Task to complete
All of the data that follows should be retyped exactly, please, except the pictures.

===

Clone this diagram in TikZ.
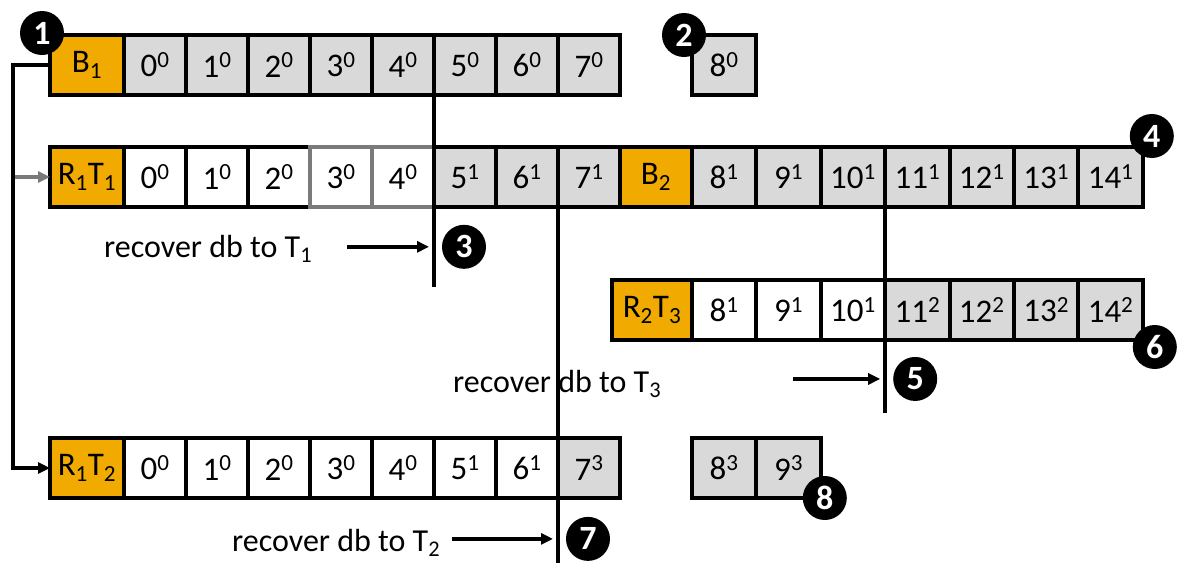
\documentclass[tikz,border=0pt]{standalone}
\usepackage{fontspec}
\setmainfont{Carlito}
\usepackage{tikz}
\usetikzlibrary{calc,arrows.meta}
\definecolor{logorange}{HTML}{F0AA00}
\definecolor{loggray}{HTML}{D9D9D9}
\definecolor{logedge}{HTML}{7A7A7A}
\tikzstyle{entry}=[rectangle,draw=black,line width=4pt,fill=white,
                   minimum width=62pt,minimum height=60pt,inner sep=0pt,outer sep=0pt,
                   anchor=north west,font=\fontsize{33}{36}\selectfont]
\tikzstyle{old}=[entry,fill=loggray]
\tikzstyle{dropped}=[entry,draw=logedge]
\tikzstyle{wide}=[minimum width=64.4pt]
\tikzstyle{head}=[entry,fill=logorange,minimum width=74pt]
\tikzstyle{badge}=[circle,fill=black,text=white,minimum size=44pt,inner sep=0pt,
                   font=\fontsize{34}{36}\selectfont\bfseries]
\tikzstyle{cut}=[line width=3.5pt]
\tikzstyle{conn}=[line width=3.5pt,-{Triangle[length=12pt,width=11pt]}]
\tikzstyle{note}=[font=\fontsize{32}{36}\selectfont,inner sep=0pt,anchor=base west]
\newcommand\tx[2]{#1\textsuperscript{#2}}
\newcommand\cellw{62}
\newcommand\cellW{64.4}

\begin{document}
\begin{tikzpicture}[x=1pt,y=1pt]
    \useasboundingbox (0,0) rectangle (1195,-563);

    % first log, backup B1
    \node [head] (B1) at (50,-35) {B\textsubscript{1}};
    \foreach \i in {0,...,7}
        \node [old] (top\i) at ($(B1.north east)+(\i*\cellw,0)$) {\tx{\i}{0}};

    % restored from B1 at T1, then backup B2
    \node [head] (R1T1) at (50,-147) {R\textsubscript{1}T\textsubscript{1}};
    \foreach \i in {0,1,2}
        \node [entry] (mid\i) at ($(R1T1.north east)+(\i*\cellw,0)$) {\tx{\i}{0}};
    \foreach \i in {3,4}
        \node [dropped] (mid\i) at ($(R1T1.north east)+(\i*\cellw,0)$) {\tx{\i}{0}};
    \foreach \i in {5,6,7}
        \node [old] (mid\i) at ($(R1T1.north east)+(\i*\cellw,0)$) {\tx{\i}{1}};
    \node [head,minimum width=72pt] (B2) at (mid7.north east) {B\textsubscript{2}};
    \foreach \i in {8,...,14}
        \node [old,wide] (mid\i) at ($(B2.north east)+({(\i-8)*\cellW},0)$) {\tx{\i}{1}};

    % lost tail of the first log
    \node [old,wide] (top8) at (mid8.north west |- B1.north west) {\tx{8}{0}};

    % restored from B2 at T3
    \node [head,minimum width=80pt,anchor=north east] (R2T3) at ($(B2.south east)+(0,-73)$) {R\textsubscript{2}T\textsubscript{3}};
    \foreach \i in {8,9,10}
        \node [entry,wide] (br\i) at ($(R2T3.north east)+({(\i-8)*\cellW},0)$) {\tx{\i}{1}};
    \foreach \i in {11,...,14}
        \node [old,wide] (br\i) at ($(R2T3.north east)+({(\i-8)*\cellW},0)$) {\tx{\i}{2}};

    % restored from B1 at T2
    \node [head] (R1T2) at (50,-438) {R\textsubscript{1}T\textsubscript{2}};
    \foreach \i in {0,...,4}
        \node [entry] (low\i) at ($(R1T2.north east)+(\i*\cellw,0)$) {\tx{\i}{0}};
    \foreach \i in {5,6}
        \node [entry] (low\i) at ($(R1T2.north east)+(\i*\cellw,0)$) {\tx{\i}{1}};
    \node [old] (low7) at ($(R1T2.north east)+(7*\cellw,0)$) {\tx{7}{3}};
    \node [old,wide] (low8) at (mid8.north west |- R1T2.north west) {\tx{8}{3}};
    \node [old,wide] (low9) at (low8.north east) {\tx{9}{3}};

    % restore points
    \coordinate (cut1) at ($(top5.south west)+(0,-192)$);
    \coordinate (cut2) at (mid7.south west |- 0,-563);
    \coordinate (cut3) at ($(mid11.south west)+(0,-206)$);
    \draw [cut] (top5.south west) -- (cut1);
    \draw [cut] (mid7.south west) -- (cut2);
    \draw [cut] (mid11.south west) -- (cut3);

    \node [note] (rec1) at (104,-257) {recover db to T\textsubscript{1}};
    \node [note] (rec3) at (453,-392) {recover db to T\textsubscript{3}};
    \node [note] (rec2) at (232,-551) {recover db to T\textsubscript{2}};

    \coordinate (hit1) at ($(cut1 |- rec1.east)+(0,2)$);
    \coordinate (hit3) at ($(cut3 |- rec3.east)+(0,5)$);
    \coordinate (hit2) at ($(cut2 |- rec2.east)+(0,4)$);
    \draw [conn] ($(hit1)+(-87,0)$) -- ($(hit1)+(-5,0)$);
    \draw [conn] ($(hit3)+(-92,0)$) -- ($(hit3)+(-5,0)$);
    \draw [conn] ($(hit2)+(-106,0)$) -- ($(hit2)+(-5,0)$);

    % where each log is replayed from
    \coordinate (trunk) at ($(B1.west)+(-37,0)$);
    \draw [conn,draw=logedge] (trunk |- R1T1.west) -- (R1T1.west);
    \draw [conn] (B1.west) -- (trunk) |- (R1T2.west);

    % step markers
    \node [badge] (n1) at ($(B1.north west)+(-8,2)$) {1};
    \node [badge] (n2) at ($(top8.north west)+(-8,0)$) {2};
    \node [badge] (n3) at ($(hit1)+(30,0)$) {3};
    \node [badge] (n4) at ($(mid14.north east)+(9,11)$) {4};
    \node [badge] (n5) at ($(hit3)+(30,0)$) {5};
    \node [badge] (n6) at ($(br14.south east)+(12,-7)$) {6};
    \node [badge] (n7) at ($(hit2)+(30,0)$) {7};
    \node [badge] (n8) at ($(low9.south east)+(4,0)$) {8};
\end{tikzpicture}
\end{document}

===

Task response
Clone this diagram in TikZ.
\documentclass[tikz,border=0pt]{standalone}
\usepackage{fontspec}
\setmainfont{Carlito}
\usepackage{tikz}
\usetikzlibrary{calc,arrows.meta}
\definecolor{logorange}{HTML}{F0AA00}
\definecolor{loggray}{HTML}{D9D9D9}
\definecolor{logedge}{HTML}{7A7A7A}
\tikzstyle{entry}=[rectangle,draw=black,line width=4pt,fill=white,
                   minimum width=62pt,minimum height=60pt,inner sep=0pt,outer sep=0pt,
                   anchor=north west,font=\fontsize{33}{36}\selectfont]
\tikzstyle{old}=[entry,fill=loggray]
\tikzstyle{dropped}=[entry,draw=logedge]
\tikzstyle{wide}=[minimum width=64.4pt]
\tikzstyle{head}=[entry,fill=logorange,minimum width=74pt]
\tikzstyle{badge}=[circle,fill=black,text=white,minimum size=44pt,inner sep=0pt,
                   font=\fontsize{34}{36}\selectfont\bfseries]
\tikzstyle{cut}=[line width=3.5pt]
\tikzstyle{conn}=[line width=3.5pt,-{Triangle[length=12pt,width=11pt]}]
\tikzstyle{note}=[font=\fontsize{32}{36}\selectfont,inner sep=0pt,anchor=base west]
\newcommand\tx[2]{#1\textsuperscript{#2}}
\newcommand\cellw{62}
\newcommand\cellW{64.4}

\begin{document}
\begin{tikzpicture}[x=1pt,y=1pt]
    \useasboundingbox (0,0) rectangle (1195,-563);

    % first log, backup B1
    \node [head] (B1) at (50,-35) {B\textsubscript{1}};
    \foreach \i in {0,...,7}
        \node [old] (top\i) at ($(B1.north east)+(\i*\cellw,0)$) {\tx{\i}{0}};

    % restored from B1 at T1, then backup B2
    \node [head] (R1T1) at (50,-147) {R\textsubscript{1}T\textsubscript{1}};
    \foreach \i in {0,1,2}
        \node [entry] (mid\i) at ($(R1T1.north east)+(\i*\cellw,0)$) {\tx{\i}{0}};
    \foreach \i in {3,4}
        \node [dropped] (mid\i) at ($(R1T1.north east)+(\i*\cellw,0)$) {\tx{\i}{0}};
    \foreach \i in {5,6,7}
        \node [old] (mid\i) at ($(R1T1.north east)+(\i*\cellw,0)$) {\tx{\i}{1}};
    \node [head,minimum width=72pt] (B2) at (mid7.north east) {B\textsubscript{2}};
    \foreach \i in {8,...,14}
        \node [old,wide] (mid\i) at ($(B2.north east)+({(\i-8)*\cellW},0)$) {\tx{\i}{1}};

    % lost tail of the first log
    \node [old,wide] (top8) at (mid8.north west |- B1.north west) {\tx{8}{0}};

    % restored from B2 at T3
    \node [head,minimum width=80pt,anchor=north east] (R2T3) at ($(B2.south east)+(0,-73)$) {R\textsubscript{2}T\textsubscript{3}};
    \foreach \i in {8,9,10}
        \node [entry,wide] (br\i) at ($(R2T3.north east)+({(\i-8)*\cellW},0)$) {\tx{\i}{1}};
    \foreach \i in {11,...,14}
        \node [old,wide] (br\i) at ($(R2T3.north east)+({(\i-8)*\cellW},0)$) {\tx{\i}{2}};

    % restored from B1 at T2
    \node [head] (R1T2) at (50,-438) {R\textsubscript{1}T\textsubscript{2}};
    \foreach \i in {0,...,4}
        \node [entry] (low\i) at ($(R1T2.north east)+(\i*\cellw,0)$) {\tx{\i}{0}};
    \foreach \i in {5,6}
        \node [entry] (low\i) at ($(R1T2.north east)+(\i*\cellw,0)$) {\tx{\i}{1}};
    \node [old] (low7) at ($(R1T2.north east)+(7*\cellw,0)$) {\tx{7}{3}};
    \node [old,wide] (low8) at (mid8.north west |- R1T2.north west) {\tx{8}{3}};
    \node [old,wide] (low9) at (low8.north east) {\tx{9}{3}};

    % restore points
    \coordinate (cut1) at ($(top5.south west)+(0,-192)$);
    \coordinate (cut2) at (mid7.south west |- 0,-563);
    \coordinate (cut3) at ($(mid11.south west)+(0,-206)$);
    \draw [cut] (top5.south west) -- (cut1);
    \draw [cut] (mid7.south west) -- (cut2);
    \draw [cut] (mid11.south west) -- (cut3);

    \node [note] (rec1) at (104,-257) {recover db to T\textsubscript{1}};
    \node [note] (rec3) at (453,-392) {recover db to T\textsubscript{3}};
    \node [note] (rec2) at (232,-551) {recover db to T\textsubscript{2}};

    \coordinate (hit1) at ($(cut1 |- rec1.east)+(0,2)$);
    \coordinate (hit3) at ($(cut3 |- rec3.east)+(0,5)$);
    \coordinate (hit2) at ($(cut2 |- rec2.east)+(0,4)$);
    \draw [conn] ($(hit1)+(-87,0)$) -- ($(hit1)+(-5,0)$);
    \draw [conn] ($(hit3)+(-92,0)$) -- ($(hit3)+(-5,0)$);
    \draw [conn] ($(hit2)+(-106,0)$) -- ($(hit2)+(-5,0)$);

    % where each log is replayed from
    \coordinate (trunk) at ($(B1.west)+(-37,0)$);
    \draw [conn,draw=logedge] (trunk |- R1T1.west) -- (R1T1.west);
    \draw [conn] (B1.west) -- (trunk) |- (R1T2.west);

    % step markers
    \node [badge] (n1) at ($(B1.north west)+(-8,2)$) {1};
    \node [badge] (n2) at ($(top8.north west)+(-8,0)$) {2};
    \node [badge] (n3) at ($(hit1)+(30,0)$) {3};
    \node [badge] (n4) at ($(mid14.north east)+(9,11)$) {4};
    \node [badge] (n5) at ($(hit3)+(30,0)$) {5};
    \node [badge] (n6) at ($(br14.south east)+(12,-7)$) {6};
    \node [badge] (n7) at ($(hit2)+(30,0)$) {7};
    \node [badge] (n8) at ($(low9.south east)+(4,0)$) {8};
\end{tikzpicture}
\end{document}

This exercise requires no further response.